Possession (1981). Directed by Andrzej Zulawski. Uncompromising nightmare of a marriage in a death spiral, raging with hurt, disgust, lonlieness, lust, and remorse. Evocative setting and imagery, terrific and disgusting practical effects. Isabelle Adjani gives the best performance I've ever seen from an actress - I have no idea how she kept her sanity - and she's almost matched in power and pain by Sam Neill. No film I've seen evokes the bottomless hurt of a broken relationship better than this film does.
Ride the High Country (1962). Directed by Sam Peckinpah. An winter Western about the death of the West and the uselessness of individual honor against the advance of technology and capital. Passively misogynist, but gets both the evil of men and value of friendship and duty with touching, sentimental performances from Joel McCrea and Randolph Scott.
Sorcerer (1977). Directed by William Friedkin. Nasty, bleak, gritty, and blunt. Locations and actors are fantastically convincing and the pacing is breakneck, resulting in exhaustion by the end. Bolstered by a handful of brilliant action/tension setpices.
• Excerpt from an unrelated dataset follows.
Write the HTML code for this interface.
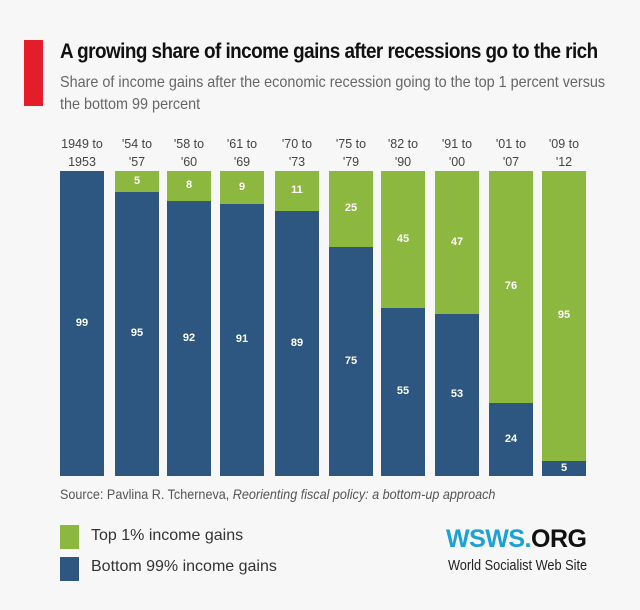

Roy Scheider in particular evokes the desperation and shame of a dead end in a third world shithole with his lean, driven performance.
Spring (2014). Directed by Justin Benson and Aaron Morehead. Nicely shaded performances from Lou Taylor Pucci and Nadia Hilker combine with ingenious craft to maximize the scale and setting on a small budget, with startling and clever creature effects. Plays with notions of love and sexuality as uncontrollable monstrosities.
The Verdict (1982). Directed by Sidney Lumet. Paul Newman is magnificent and raw as ambulance chaser Frank Galvin, getting one last chance to make the law work for good. Plotting is lean and propulsive, characters are beautifully conceived and performed by a great ensemble. Devastating indictment of how money corrupts institutions built to serve.